Your objective >> Comb through the entries for "matplotlib" and pull out each line that holds it.

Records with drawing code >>
>> BEGIN
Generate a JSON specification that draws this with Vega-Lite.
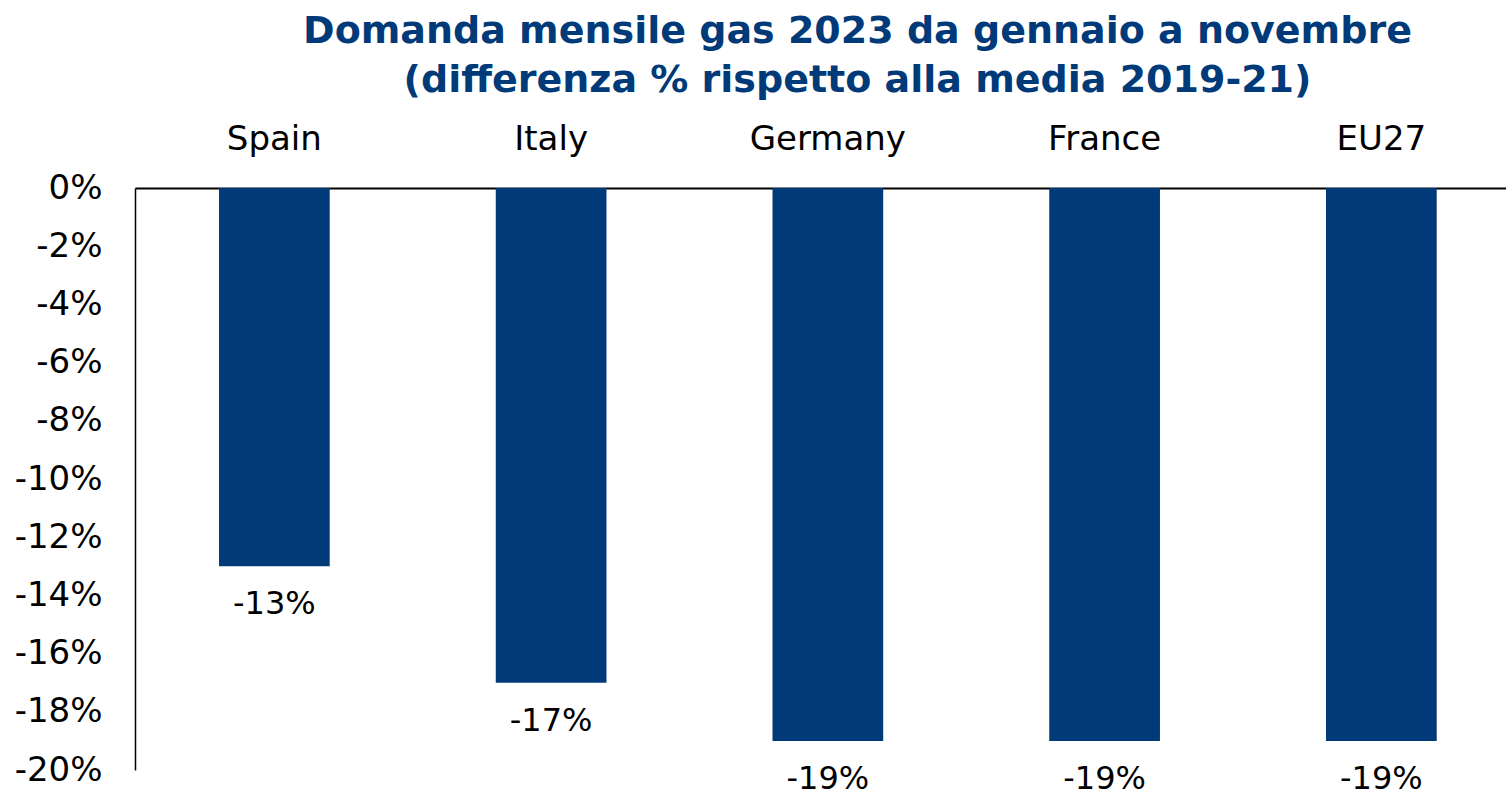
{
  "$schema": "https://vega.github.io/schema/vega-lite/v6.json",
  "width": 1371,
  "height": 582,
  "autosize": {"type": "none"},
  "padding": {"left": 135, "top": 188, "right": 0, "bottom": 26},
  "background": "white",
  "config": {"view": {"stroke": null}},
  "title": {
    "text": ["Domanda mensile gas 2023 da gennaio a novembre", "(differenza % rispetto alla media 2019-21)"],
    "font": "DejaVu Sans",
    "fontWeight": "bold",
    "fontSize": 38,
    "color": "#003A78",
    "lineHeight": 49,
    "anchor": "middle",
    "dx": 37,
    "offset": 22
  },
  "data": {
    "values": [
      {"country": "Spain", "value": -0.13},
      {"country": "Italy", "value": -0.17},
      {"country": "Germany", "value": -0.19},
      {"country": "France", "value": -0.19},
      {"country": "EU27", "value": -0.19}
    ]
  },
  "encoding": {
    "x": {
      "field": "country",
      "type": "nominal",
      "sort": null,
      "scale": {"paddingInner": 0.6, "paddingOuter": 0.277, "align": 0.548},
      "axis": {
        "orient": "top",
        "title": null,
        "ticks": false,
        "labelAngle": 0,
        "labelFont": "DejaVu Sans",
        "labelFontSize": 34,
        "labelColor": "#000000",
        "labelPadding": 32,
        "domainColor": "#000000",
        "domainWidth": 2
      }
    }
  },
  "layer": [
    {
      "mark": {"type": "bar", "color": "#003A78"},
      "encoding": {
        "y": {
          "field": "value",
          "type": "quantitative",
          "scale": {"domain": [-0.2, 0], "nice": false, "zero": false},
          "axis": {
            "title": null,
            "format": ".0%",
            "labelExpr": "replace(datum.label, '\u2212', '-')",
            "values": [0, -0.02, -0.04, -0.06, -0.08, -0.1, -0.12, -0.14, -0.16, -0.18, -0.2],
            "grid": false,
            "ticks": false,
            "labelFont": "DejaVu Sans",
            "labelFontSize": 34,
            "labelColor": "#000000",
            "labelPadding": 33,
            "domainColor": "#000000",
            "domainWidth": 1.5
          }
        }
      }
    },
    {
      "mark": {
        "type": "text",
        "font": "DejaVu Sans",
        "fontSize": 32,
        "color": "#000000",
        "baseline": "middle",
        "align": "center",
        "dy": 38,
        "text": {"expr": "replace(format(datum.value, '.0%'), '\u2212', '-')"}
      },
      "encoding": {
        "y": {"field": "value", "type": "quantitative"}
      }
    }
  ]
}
>> END
>> BEGIN
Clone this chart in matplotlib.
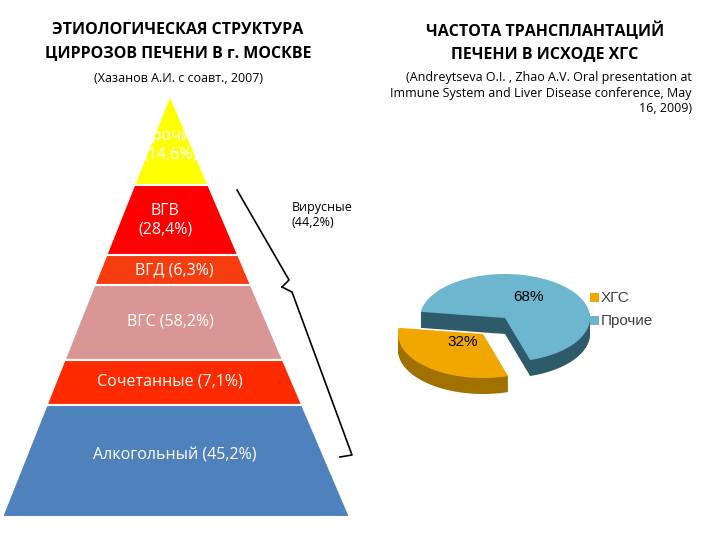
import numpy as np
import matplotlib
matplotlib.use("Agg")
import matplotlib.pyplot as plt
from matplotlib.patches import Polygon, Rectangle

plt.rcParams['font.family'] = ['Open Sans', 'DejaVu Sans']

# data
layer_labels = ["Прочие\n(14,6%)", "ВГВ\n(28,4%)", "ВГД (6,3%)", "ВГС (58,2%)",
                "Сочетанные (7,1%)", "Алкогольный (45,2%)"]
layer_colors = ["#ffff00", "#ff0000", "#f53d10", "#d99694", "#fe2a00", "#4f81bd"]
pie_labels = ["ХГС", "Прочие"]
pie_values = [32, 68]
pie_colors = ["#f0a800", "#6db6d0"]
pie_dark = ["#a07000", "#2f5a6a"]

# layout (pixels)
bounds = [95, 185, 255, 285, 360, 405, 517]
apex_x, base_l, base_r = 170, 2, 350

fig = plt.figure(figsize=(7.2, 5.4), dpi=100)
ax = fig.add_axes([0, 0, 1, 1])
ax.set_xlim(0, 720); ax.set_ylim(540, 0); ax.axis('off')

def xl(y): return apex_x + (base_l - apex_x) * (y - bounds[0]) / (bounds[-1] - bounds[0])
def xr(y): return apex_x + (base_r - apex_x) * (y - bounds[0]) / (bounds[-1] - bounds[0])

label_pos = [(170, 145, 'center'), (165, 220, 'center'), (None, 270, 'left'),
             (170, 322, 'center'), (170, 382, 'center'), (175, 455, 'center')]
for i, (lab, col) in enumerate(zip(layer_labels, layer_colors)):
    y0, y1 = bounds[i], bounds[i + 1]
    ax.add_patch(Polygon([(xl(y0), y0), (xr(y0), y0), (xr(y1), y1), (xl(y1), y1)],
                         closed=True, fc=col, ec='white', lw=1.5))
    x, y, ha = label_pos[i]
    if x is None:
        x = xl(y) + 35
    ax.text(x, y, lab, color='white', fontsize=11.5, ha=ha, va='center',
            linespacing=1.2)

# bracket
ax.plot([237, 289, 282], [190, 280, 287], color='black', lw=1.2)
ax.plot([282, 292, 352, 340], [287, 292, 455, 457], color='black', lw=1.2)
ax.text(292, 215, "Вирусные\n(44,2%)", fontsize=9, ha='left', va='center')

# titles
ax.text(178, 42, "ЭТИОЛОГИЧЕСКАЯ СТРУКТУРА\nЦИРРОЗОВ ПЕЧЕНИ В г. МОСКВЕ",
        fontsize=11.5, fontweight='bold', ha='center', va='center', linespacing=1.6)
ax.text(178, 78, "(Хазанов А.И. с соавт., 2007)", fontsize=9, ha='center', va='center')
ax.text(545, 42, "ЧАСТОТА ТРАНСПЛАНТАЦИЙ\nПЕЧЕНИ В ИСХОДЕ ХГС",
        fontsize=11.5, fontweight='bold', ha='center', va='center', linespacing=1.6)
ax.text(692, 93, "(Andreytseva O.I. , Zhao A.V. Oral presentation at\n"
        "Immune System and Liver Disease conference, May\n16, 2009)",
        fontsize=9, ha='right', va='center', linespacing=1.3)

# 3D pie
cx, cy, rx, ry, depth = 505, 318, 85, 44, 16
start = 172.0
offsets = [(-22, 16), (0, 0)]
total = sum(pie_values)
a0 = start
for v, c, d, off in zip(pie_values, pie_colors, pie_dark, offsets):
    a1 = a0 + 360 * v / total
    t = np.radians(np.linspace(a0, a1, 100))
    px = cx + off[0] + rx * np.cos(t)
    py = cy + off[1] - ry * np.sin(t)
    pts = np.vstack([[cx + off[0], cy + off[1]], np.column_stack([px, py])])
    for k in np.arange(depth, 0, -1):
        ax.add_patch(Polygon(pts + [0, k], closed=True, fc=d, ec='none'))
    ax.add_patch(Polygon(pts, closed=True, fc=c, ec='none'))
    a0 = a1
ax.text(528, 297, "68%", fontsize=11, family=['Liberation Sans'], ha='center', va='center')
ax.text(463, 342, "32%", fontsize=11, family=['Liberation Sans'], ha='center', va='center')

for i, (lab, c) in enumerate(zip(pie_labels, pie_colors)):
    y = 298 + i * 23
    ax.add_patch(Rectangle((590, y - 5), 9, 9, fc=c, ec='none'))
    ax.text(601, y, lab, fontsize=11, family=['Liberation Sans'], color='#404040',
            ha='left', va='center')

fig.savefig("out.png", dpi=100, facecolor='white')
>> END
>> BEGIN
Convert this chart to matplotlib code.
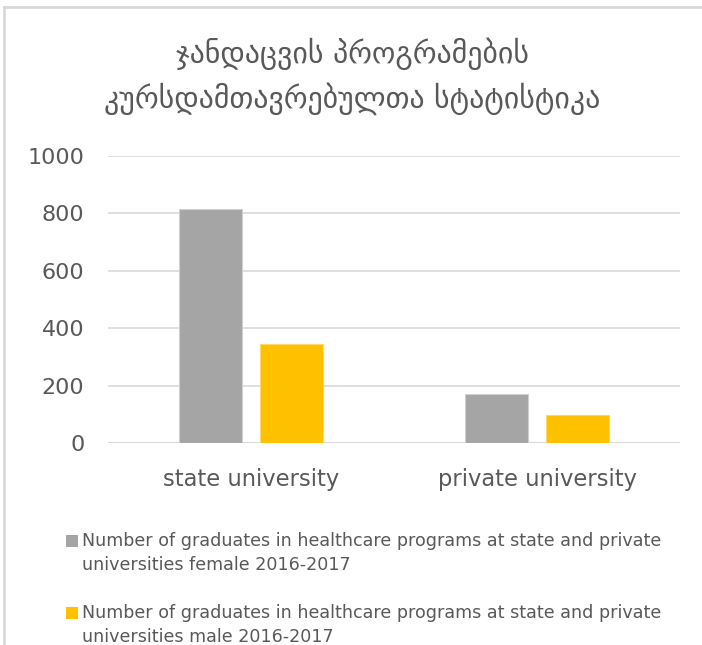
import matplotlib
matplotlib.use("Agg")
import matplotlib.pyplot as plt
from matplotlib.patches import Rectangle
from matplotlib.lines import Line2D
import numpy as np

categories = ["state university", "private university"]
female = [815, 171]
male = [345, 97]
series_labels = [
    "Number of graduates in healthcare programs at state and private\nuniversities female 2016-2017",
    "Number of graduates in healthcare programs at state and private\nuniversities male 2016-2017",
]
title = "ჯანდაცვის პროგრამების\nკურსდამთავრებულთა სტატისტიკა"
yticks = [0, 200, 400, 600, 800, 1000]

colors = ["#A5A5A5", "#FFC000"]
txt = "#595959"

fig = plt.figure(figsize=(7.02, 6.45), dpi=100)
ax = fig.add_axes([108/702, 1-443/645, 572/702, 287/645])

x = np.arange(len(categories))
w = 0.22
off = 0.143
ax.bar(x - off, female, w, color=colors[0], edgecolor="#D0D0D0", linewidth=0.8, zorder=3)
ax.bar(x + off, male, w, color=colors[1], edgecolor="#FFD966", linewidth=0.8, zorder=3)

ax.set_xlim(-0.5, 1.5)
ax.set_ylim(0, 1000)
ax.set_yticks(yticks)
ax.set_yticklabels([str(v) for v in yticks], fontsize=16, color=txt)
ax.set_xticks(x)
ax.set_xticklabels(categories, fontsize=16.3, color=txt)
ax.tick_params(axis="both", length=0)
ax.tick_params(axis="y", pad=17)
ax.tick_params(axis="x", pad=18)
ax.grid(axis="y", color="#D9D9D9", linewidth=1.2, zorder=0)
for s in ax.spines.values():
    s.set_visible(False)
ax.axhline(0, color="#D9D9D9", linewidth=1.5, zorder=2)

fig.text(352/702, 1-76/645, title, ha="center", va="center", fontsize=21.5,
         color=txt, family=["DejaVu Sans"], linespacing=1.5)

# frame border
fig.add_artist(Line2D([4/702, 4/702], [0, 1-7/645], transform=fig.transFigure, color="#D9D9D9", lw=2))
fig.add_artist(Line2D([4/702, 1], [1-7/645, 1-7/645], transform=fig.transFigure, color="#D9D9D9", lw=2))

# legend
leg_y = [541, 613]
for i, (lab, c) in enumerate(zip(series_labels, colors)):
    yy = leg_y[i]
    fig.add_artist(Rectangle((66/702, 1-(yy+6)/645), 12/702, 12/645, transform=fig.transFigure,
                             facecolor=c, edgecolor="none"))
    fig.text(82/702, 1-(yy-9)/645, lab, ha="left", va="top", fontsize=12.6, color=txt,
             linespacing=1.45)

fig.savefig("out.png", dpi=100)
>> END
The output >>
Clone this chart in matplotlib.
import matplotlib
matplotlib.use("Agg")
import matplotlib.pyplot as plt
from matplotlib.patches import Polygon, Rectangle
Convert this chart to matplotlib code.
import matplotlib
matplotlib.use("Agg")
import matplotlib.pyplot as plt
from matplotlib.patches import Rectangle
from matplotlib.lines import Line2D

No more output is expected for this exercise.